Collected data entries
* * * * * * *

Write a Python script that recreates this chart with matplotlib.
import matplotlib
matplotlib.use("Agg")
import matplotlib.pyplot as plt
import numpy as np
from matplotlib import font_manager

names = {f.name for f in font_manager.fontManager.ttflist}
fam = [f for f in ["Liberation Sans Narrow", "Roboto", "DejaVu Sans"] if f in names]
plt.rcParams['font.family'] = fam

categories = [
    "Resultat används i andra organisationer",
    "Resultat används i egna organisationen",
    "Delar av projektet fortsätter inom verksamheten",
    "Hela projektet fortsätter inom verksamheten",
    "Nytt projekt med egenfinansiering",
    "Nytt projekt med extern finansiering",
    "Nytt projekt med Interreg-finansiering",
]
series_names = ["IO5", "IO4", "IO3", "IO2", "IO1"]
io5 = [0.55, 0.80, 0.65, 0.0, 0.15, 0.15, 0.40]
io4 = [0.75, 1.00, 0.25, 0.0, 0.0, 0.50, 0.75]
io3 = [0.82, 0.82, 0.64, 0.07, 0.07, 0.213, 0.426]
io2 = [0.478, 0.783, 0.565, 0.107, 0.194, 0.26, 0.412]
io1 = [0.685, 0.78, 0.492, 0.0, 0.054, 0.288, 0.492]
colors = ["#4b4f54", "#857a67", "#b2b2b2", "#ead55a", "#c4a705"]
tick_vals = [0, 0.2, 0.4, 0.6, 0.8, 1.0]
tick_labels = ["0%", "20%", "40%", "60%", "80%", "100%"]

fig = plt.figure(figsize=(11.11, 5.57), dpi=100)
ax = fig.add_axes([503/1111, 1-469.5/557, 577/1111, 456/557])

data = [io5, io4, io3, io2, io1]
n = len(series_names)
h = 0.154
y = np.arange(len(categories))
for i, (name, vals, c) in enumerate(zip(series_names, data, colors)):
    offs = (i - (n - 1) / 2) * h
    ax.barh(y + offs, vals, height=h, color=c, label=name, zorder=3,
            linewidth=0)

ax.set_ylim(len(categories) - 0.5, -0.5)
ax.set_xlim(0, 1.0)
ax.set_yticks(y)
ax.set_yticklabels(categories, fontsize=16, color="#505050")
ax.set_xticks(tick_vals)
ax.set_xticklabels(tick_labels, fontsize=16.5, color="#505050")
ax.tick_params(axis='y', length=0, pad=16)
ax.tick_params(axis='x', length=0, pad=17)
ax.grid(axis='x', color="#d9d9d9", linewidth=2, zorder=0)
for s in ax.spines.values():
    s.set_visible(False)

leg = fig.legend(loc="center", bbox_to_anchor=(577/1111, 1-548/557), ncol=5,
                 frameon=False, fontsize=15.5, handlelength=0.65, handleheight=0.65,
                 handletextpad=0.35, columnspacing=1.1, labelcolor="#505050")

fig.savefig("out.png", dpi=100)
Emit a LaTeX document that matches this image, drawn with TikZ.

* * * * * * *

§ **Requirements**
Please return the data above exactly as given.

§ **Completed exercise**
Write a Python script that recreates this chart with matplotlib.
import matplotlib
matplotlib.use("Agg")
import matplotlib.pyplot as plt
import numpy as np
from matplotlib import font_manager

names = {f.name for f in font_manager.fontManager.ttflist}
fam = [f for f in ["Liberation Sans Narrow", "Roboto", "DejaVu Sans"] if f in names]
plt.rcParams['font.family'] = fam

categories = [
    "Resultat används i andra organisationer",
    "Resultat används i egna organisationen",
    "Delar av projektet fortsätter inom verksamheten",
    "Hela projektet fortsätter inom verksamheten",
    "Nytt projekt med egenfinansiering",
    "Nytt projekt med extern finansiering",
    "Nytt projekt med Interreg-finansiering",
]
series_names = ["IO5", "IO4", "IO3", "IO2", "IO1"]
io5 = [0.55, 0.80, 0.65, 0.0, 0.15, 0.15, 0.40]
io4 = [0.75, 1.00, 0.25, 0.0, 0.0, 0.50, 0.75]
io3 = [0.82, 0.82, 0.64, 0.07, 0.07, 0.213, 0.426]
io2 = [0.478, 0.783, 0.565, 0.107, 0.194, 0.26, 0.412]
io1 = [0.685, 0.78, 0.492, 0.0, 0.054, 0.288, 0.492]
colors = ["#4b4f54", "#857a67", "#b2b2b2", "#ead55a", "#c4a705"]
tick_vals = [0, 0.2, 0.4, 0.6, 0.8, 1.0]
tick_labels = ["0%", "20%", "40%", "60%", "80%", "100%"]

fig = plt.figure(figsize=(11.11, 5.57), dpi=100)
ax = fig.add_axes([503/1111, 1-469.5/557, 577/1111, 456/557])

data = [io5, io4, io3, io2, io1]
n = len(series_names)
h = 0.154
y = np.arange(len(categories))
for i, (name, vals, c) in enumerate(zip(series_names, data, colors)):
    offs = (i - (n - 1) / 2) * h
    ax.barh(y + offs, vals, height=h, color=c, label=name, zorder=3,
            linewidth=0)

ax.set_ylim(len(categories) - 0.5, -0.5)
ax.set_xlim(0, 1.0)
ax.set_yticks(y)
ax.set_yticklabels(categories, fontsize=16, color="#505050")
ax.set_xticks(tick_vals)
ax.set_xticklabels(tick_labels, fontsize=16.5, color="#505050")
ax.tick_params(axis='y', length=0, pad=16)
ax.tick_params(axis='x', length=0, pad=17)
ax.grid(axis='x', color="#d9d9d9", linewidth=2, zorder=0)
for s in ax.spines.values():
    s.set_visible(False)

leg = fig.legend(loc="center", bbox_to_anchor=(577/1111, 1-548/557), ncol=5,
                 frameon=False, fontsize=15.5, handlelength=0.65, handleheight=0.65,
                 handletextpad=0.35, columnspacing=1.1, labelcolor="#505050")

fig.savefig("out.png", dpi=100)
Emit a LaTeX document that matches this image, drawn with TikZ.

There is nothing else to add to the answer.